Altri fantasmi.

di CARLA PERUGINI.

Y estoy viendo tu larguísima trenza que dejas libre al levantarte, como un recuerdo de tus años de muchacha.

Julio Cortázar, La abuela[1]

Una splendida poesia di Julio Cortázar, che ho scoperto grazie a un mio coltissimo amico milanese, mi ha fatto ripensare a un’altra figura scomparsa fra i mestieri di un tempo: quella della capera.

Non assimilabile alla parrucchiera moderna, perché priva d’un proprio negozio, di collaboratori, o di prestazioni accessorie quali le attuali cure delle mani o dei piedi, tanto meno d’un orario di lavoro, tutta dedita a un unico, sovrano elemento del corpo umano, ‘a capa, la professionista del capello si recava a casa delle signore che abbisognavano della sua opera, munita di una borsetta con gli attrezzi del mestiere. Mi auguro, anche se ignoro la verità, che ognuna di esse si lasciasse acconciare con un pettine proprio, visto che a quel  tempo la diffusa mancanza d’igiene faceva sì che vari insettini zompettassero da un individuo all’altro. Nel malaugurato incontro con pidocchi o simili, ci si affidava al “pettine stretto”, che arava le capigliature di grandi e piccini senza che ci si sentisse per questo degli appestati, vista l’estrema facilità con cui essi si trasmettevano in tutti i luoghi chiusi, scuole comprese.

Mia nonna Elvira, ieratica e composta, i piedi su uno sgabellino, attendeva la capera seduta al centro della stanza da letto, con una delle sue tante bellissime mantelline bianche, con ricami e trafori, a proteggersi le spalle. Un paio di loro ho conservato fra le mie cose, dopo la sua morte.

Ella, così preparata, porgeva la candida, argentea capigliatura alle esperte mani della donna, che, infilandosi fra i capelli, provvedevano a scioglierle il tuppo, dal quale cascava, come un mobile serpente, una lunga treccia bianca.
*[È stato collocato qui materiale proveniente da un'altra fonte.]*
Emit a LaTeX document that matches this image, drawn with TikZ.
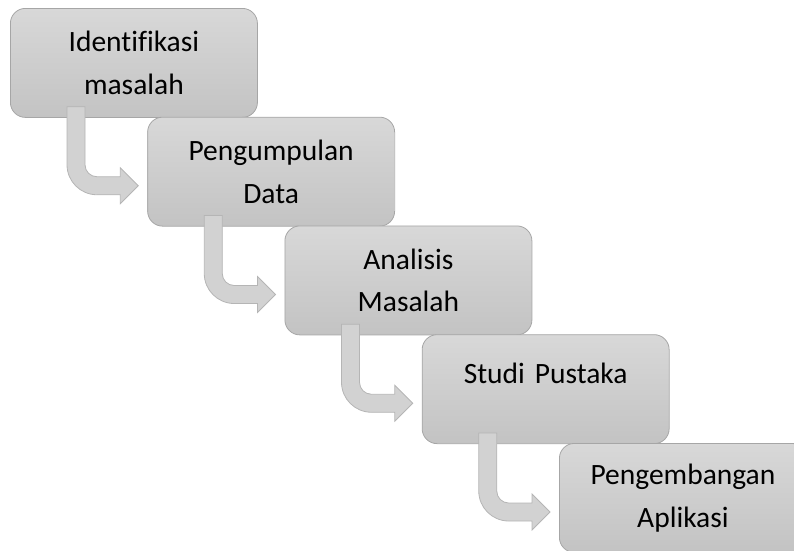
\documentclass[tikz,border=0pt]{standalone}
\usepackage{fontspec}
\setmainfont{Carlito}[Ligatures={NoCommon}]
\usetikzlibrary{calc}
\definecolor{boxtop}{HTML}{D8D8D8}
\definecolor{boxbottom}{HTML}{C3C3C3}
\definecolor{boxline}{HTML}{A6A6A6}
\definecolor{arrowfill}{HTML}{D2D2D2}
\definecolor{arrowline}{HTML}{B5B5B5}

\begin{document}
\begin{tikzpicture}[x=1pt,y=1pt]
    \tikzset{stage/.style={draw=boxline, line width=0.8pt, rounded corners=15pt,
            top color=boxtop, bottom color=boxbottom, anchor=north west,
            minimum width=247pt, minimum height=109pt, text width=235pt, align=center,
            font=\fontsize{29.5}{42.5}\selectfont},
        bent arrow/.style={draw=arrowline, fill=arrowfill, line width=0.8pt}}
    \useasboundingbox (0,0) rectangle (794,-550);
    \foreach \i/\name/\txt/\opt in {0/ident/{Identifikasi\\masalah}/{}, 1/kumpul/{Pengumpulan\\Data}/{},
            2/analisis/{Analisis\\Masalah}/{}, 3/studi/{Studi Pustaka}/{text depth=32pt},
            4/kembang/{Pengembangan\\Aplikasi}/{}}{
        \tikzset{extra/.style/.expand once=\opt}
        \node[stage,extra] (\name) at (10+137.25*\i, -8-108.75*\i) {\txt};
    }
    \foreach \a/\b in {ident/kumpul, kumpul/analisis, analisis/studi, studi/kembang}
        \draw[bent arrow] let \p1=(\a.south west), \p2=(\b.north west) in
            (\x1+57pt,\y1+11pt) -- (\x1+57pt,\y2-48pt) arc[start angle=180, end angle=270, radius=30pt]
            -- (\x2-27pt,\y2-78pt) -- (\x2-27pt,\y2-87pt) -- (\x2-9pt,\y2-69pt) -- (\x2-27pt,\y2-51pt)
            -- (\x2-27pt,\y2-60pt) -- (\x1+87pt,\y2-60pt) arc[start angle=270, end angle=180, radius=12pt]
            -- (\x1+75pt,\y1+11pt) -- cycle;
\end{tikzpicture}
\end{document}
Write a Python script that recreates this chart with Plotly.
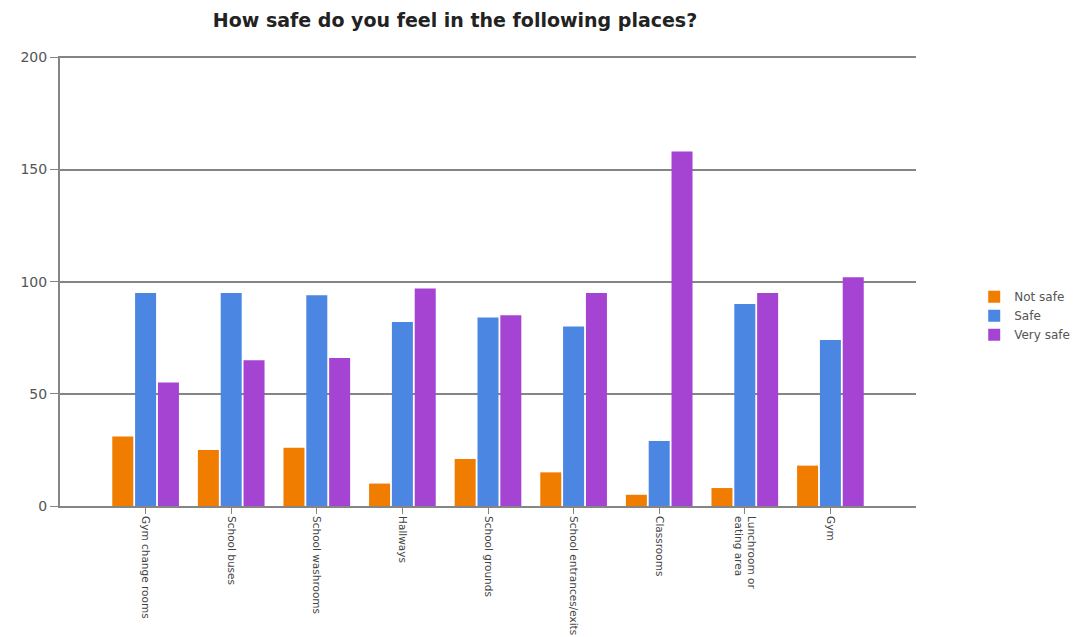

Poi, era tutto uno sbrogliare, un pettinare, un lisciare, un attorcigliare ancora una volta in una nuova treccia, subito infilata in un fiammante tuppo. Rivedo le mani della capera che evitavano che i capelli caduti finissero a terra, facendone dei minuscoli rotolini di cui non ricordo la destinazione. Visto che, dopo la scomparsa della nonna, la figlia che viveva con lei poté finalmente gettar via un’eredità di pezzetti di spago, mozziconi di candele, bottoni spaiati, forcine storte e foglietti ingialliti accuratamente conservati nei suoi cassetti, non mi meraviglierei se ci avesse ritrovato pure qualche matassina di capelli.

Quanto tempo è passato da allora… Adesso, cara nonna, sono diventata una tua coetanea.

Elvira era nata nell’Ottocento. Nell’Ottocento! Non so se è più terrificante o prodigioso che io, bambina del secolo scorso, abbia avuto una nonna nata due secoli fa!

[1] “E guardo adesso la lunghissima tua treccia, lasciata libera nell’alzarti, come un ricordo dei tuoi anni di ragazza”, Julio Cortázar, La nonna.